* [Task goal]: Copy out exactly the lines from the one holding "What React, TypeScript" through the one holding "ctx.fillText(TITLE, 678.5, 60);", ends included; omit images.

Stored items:
• • • •

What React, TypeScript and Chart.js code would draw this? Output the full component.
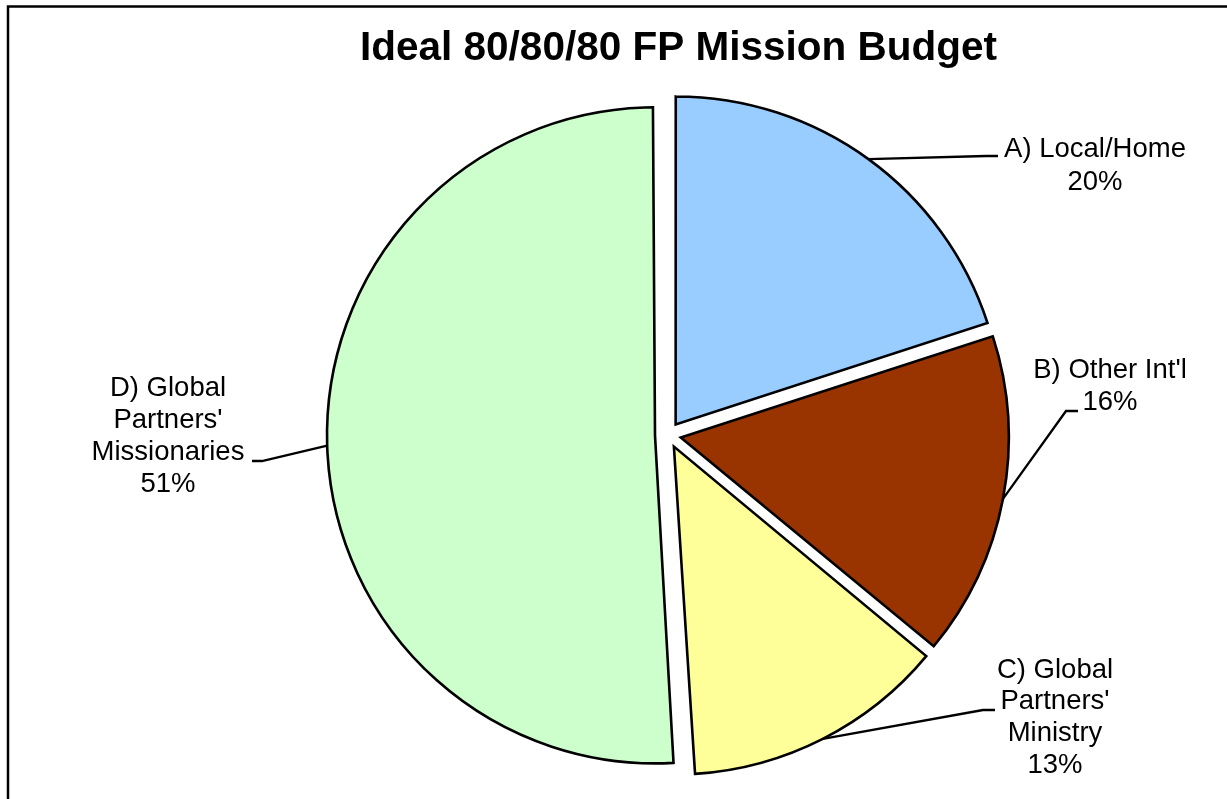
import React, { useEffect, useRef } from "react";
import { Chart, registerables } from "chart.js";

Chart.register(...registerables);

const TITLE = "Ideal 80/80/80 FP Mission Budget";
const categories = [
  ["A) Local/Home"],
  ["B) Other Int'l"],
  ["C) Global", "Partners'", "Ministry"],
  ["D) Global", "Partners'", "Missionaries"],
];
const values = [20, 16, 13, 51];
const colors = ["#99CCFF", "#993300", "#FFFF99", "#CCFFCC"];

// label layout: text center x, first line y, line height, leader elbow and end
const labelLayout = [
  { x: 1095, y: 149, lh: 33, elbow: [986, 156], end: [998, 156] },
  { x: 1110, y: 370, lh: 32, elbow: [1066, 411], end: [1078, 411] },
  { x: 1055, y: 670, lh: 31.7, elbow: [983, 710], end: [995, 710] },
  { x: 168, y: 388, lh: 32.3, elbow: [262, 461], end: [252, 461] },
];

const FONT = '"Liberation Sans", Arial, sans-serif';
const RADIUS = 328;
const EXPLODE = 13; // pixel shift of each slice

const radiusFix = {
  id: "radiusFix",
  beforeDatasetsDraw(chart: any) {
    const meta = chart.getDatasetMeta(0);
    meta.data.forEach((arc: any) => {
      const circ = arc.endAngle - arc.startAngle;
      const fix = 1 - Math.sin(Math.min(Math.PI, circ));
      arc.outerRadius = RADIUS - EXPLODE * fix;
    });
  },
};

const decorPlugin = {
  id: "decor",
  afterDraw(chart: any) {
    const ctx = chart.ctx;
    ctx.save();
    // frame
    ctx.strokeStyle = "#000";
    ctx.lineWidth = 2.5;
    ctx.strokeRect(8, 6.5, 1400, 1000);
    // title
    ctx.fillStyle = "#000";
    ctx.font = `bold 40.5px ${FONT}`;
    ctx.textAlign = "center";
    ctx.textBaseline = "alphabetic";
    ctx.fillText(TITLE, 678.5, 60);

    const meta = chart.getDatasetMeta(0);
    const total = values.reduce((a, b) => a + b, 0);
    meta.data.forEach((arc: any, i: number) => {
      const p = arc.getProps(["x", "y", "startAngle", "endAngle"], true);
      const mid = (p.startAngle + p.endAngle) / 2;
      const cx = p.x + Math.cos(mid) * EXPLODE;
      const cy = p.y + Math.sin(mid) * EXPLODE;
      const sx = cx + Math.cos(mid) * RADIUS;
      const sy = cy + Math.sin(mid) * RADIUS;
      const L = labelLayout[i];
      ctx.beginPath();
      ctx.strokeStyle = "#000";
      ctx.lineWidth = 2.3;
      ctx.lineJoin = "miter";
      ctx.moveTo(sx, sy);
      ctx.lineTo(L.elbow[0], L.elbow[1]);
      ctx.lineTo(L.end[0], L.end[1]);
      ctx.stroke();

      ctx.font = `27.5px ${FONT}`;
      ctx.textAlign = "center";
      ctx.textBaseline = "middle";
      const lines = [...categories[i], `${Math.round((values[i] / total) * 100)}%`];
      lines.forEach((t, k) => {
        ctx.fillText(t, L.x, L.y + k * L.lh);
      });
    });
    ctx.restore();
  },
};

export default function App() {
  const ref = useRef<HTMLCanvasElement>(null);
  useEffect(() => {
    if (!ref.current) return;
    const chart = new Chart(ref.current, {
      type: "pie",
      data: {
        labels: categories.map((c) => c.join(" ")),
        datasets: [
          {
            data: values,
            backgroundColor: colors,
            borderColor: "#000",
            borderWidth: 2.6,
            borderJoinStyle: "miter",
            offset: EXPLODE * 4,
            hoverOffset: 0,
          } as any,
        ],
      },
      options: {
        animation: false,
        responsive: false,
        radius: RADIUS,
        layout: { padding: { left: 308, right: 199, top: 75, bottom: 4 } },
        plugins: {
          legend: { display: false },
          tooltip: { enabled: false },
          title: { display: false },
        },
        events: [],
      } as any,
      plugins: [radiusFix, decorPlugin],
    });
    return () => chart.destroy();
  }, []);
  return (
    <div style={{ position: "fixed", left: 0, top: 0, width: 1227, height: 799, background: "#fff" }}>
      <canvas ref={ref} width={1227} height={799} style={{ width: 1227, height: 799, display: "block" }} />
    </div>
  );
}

• • • •

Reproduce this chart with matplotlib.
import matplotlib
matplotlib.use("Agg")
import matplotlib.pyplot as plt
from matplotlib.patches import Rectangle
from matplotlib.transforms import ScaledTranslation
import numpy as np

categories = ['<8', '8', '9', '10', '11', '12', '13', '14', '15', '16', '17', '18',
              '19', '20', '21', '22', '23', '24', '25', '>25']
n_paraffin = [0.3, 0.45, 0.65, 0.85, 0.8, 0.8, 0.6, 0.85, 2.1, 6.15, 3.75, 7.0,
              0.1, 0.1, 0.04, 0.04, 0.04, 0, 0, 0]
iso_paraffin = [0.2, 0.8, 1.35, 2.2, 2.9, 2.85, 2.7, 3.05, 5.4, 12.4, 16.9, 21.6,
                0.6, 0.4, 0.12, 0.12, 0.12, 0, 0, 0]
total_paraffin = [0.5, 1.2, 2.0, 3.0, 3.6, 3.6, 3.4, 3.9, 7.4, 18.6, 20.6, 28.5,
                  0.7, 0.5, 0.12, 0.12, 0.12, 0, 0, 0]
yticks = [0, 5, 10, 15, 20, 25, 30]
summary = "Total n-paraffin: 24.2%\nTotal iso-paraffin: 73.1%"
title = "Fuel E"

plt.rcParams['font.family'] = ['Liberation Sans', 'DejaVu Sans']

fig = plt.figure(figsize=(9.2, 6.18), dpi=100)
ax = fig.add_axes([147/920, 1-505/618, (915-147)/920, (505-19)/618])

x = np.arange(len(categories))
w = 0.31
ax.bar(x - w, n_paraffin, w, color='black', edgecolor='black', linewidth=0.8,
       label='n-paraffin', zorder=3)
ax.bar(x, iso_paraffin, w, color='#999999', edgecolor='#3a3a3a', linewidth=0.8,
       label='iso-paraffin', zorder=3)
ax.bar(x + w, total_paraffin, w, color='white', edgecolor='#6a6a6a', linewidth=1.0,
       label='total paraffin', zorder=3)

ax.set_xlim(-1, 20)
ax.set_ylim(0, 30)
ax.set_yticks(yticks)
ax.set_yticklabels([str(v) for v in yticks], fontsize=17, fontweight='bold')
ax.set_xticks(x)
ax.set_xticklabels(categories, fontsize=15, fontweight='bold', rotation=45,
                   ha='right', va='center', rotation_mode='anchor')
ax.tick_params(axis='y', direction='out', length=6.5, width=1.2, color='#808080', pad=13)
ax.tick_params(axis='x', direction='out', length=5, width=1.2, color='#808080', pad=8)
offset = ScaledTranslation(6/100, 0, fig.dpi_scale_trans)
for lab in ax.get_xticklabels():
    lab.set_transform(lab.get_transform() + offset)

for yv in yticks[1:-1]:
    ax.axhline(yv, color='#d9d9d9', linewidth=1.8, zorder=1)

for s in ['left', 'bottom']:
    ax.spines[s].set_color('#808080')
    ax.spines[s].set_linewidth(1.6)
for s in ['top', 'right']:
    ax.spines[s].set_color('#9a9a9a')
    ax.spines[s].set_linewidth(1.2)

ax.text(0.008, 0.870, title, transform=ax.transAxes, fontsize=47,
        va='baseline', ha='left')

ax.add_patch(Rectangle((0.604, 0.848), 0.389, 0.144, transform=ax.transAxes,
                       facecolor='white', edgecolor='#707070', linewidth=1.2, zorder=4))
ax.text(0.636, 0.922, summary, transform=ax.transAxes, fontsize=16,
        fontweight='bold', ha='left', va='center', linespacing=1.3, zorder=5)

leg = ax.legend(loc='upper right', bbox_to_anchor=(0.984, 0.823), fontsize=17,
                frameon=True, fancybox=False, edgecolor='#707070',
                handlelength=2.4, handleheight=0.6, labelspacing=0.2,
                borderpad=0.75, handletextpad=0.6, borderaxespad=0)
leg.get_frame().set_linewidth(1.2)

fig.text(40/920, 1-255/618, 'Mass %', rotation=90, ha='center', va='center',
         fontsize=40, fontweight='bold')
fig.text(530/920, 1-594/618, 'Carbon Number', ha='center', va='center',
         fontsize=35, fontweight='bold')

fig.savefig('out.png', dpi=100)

• • • •

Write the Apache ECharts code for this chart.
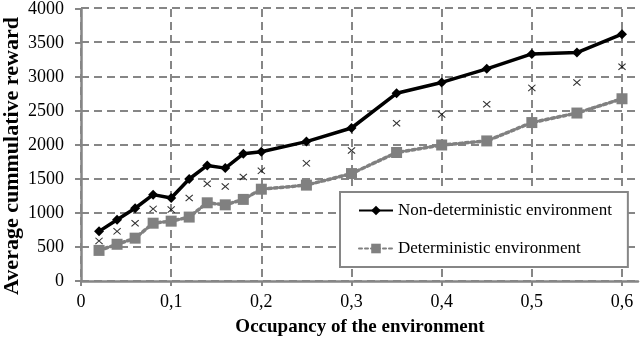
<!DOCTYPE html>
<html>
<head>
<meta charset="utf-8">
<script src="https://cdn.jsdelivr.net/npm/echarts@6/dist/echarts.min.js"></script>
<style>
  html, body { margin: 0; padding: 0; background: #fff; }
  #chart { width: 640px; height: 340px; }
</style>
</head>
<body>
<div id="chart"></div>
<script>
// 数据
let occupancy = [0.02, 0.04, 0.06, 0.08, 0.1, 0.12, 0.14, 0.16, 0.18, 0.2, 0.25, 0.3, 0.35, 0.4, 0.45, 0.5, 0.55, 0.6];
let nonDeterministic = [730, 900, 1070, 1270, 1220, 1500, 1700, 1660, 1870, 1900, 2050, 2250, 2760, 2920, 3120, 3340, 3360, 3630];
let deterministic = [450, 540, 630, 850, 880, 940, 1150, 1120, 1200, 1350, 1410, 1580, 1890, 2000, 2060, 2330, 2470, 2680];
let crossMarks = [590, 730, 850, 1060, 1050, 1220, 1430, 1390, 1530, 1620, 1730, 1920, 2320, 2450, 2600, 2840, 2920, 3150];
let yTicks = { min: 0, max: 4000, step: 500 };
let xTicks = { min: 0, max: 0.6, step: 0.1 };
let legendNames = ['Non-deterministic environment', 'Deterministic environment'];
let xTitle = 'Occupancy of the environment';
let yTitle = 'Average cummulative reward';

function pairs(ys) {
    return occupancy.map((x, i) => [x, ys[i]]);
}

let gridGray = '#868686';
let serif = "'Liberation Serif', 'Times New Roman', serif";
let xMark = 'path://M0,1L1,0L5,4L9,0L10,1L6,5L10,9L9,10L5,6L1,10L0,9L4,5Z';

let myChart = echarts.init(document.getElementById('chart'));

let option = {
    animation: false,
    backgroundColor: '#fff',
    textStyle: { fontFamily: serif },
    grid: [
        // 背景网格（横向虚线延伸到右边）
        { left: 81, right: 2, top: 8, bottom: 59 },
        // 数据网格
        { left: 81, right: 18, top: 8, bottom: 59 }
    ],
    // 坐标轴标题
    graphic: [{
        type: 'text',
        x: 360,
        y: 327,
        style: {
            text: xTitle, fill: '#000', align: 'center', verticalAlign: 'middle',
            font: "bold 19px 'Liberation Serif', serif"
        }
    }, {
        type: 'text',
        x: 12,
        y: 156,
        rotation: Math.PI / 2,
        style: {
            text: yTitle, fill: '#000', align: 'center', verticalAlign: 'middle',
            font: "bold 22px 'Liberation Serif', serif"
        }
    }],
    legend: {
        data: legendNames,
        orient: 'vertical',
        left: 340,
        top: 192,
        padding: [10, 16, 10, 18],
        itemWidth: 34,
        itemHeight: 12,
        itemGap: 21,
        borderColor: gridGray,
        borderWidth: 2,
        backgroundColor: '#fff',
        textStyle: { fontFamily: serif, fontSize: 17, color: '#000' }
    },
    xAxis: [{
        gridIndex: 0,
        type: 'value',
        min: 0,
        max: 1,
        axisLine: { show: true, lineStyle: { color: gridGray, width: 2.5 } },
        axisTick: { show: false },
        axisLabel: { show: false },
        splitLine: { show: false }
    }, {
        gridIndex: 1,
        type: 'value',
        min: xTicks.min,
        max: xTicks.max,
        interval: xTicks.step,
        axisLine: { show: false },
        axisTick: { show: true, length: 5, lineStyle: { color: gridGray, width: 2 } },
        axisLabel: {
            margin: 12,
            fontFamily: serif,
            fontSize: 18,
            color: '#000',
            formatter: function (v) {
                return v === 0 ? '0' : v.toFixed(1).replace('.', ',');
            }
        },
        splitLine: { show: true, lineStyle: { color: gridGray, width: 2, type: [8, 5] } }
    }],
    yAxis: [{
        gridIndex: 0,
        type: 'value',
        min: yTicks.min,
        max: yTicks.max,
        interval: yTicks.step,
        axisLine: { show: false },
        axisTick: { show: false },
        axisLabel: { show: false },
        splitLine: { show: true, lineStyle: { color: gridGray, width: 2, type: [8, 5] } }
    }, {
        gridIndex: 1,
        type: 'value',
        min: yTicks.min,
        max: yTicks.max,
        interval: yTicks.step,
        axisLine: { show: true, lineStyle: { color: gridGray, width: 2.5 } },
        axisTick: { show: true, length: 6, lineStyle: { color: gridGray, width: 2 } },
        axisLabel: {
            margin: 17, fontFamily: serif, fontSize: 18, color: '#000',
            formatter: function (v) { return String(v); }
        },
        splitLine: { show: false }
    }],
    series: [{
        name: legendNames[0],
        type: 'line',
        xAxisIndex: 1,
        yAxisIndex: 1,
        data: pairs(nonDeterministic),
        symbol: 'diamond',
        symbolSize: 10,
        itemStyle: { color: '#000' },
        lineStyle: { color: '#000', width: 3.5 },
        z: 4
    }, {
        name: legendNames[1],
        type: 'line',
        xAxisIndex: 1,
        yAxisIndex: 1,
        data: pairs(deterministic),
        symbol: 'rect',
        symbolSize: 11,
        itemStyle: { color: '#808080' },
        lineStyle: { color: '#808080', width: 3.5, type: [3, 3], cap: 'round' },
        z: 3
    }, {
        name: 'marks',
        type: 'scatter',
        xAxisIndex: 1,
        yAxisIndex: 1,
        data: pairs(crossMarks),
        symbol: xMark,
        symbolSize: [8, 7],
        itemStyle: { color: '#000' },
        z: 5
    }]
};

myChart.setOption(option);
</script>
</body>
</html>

• • • •

* [Solution]:
What React, TypeScript and Chart.js code would draw this? Output the full component.
import React, { useEffect, useRef } from "react";
import { Chart, registerables } from "chart.js";

Chart.register(...registerables);

const TITLE = "Ideal 80/80/80 FP Mission Budget";
const categories = [
  ["A) Local/Home"],
  ["B) Other Int'l"],
  ["C) Global", "Partners'", "Ministry"],
  ["D) Global", "Partners'", "Missionaries"],
];
const values = [20, 16, 13, 51];
const colors = ["#99CCFF", "#993300", "#FFFF99", "#CCFFCC"];

// label layout: text center x, first line y, line height, leader elbow and end
const labelLayout = [
  { x: 1095, y: 149, lh: 33, elbow: [986, 156], end: [998, 156] },
  { x: 1110, y: 370, lh: 32, elbow: [1066, 411], end: [1078, 411] },
  { x: 1055, y: 670, lh: 31.7, elbow: [983, 710], end: [995, 710] },
  { x: 168, y: 388, lh: 32.3, elbow: [262, 461], end: [252, 461] },
];

const FONT = '"Liberation Sans", Arial, sans-serif';
const RADIUS = 328;
const EXPLODE = 13; // pixel shift of each slice

const radiusFix = {
  id: "radiusFix",
  beforeDatasetsDraw(chart: any) {
    const meta = chart.getDatasetMeta(0);
    meta.data.forEach((arc: any) => {
      const circ = arc.endAngle - arc.startAngle;
      const fix = 1 - Math.sin(Math.min(Math.PI, circ));
      arc.outerRadius = RADIUS - EXPLODE * fix;
    });
  },
};

const decorPlugin = {
  id: "decor",
  afterDraw(chart: any) {
    const ctx = chart.ctx;
    ctx.save();
    // frame
    ctx.strokeStyle = "#000";
    ctx.lineWidth = 2.5;
    ctx.strokeRect(8, 6.5, 1400, 1000);
    // title
    ctx.fillStyle = "#000";
    ctx.font = `bold 40.5px ${FONT}`;
    ctx.textAlign = "center";
    ctx.textBaseline = "alphabetic";
    ctx.fillText(TITLE, 678.5, 60);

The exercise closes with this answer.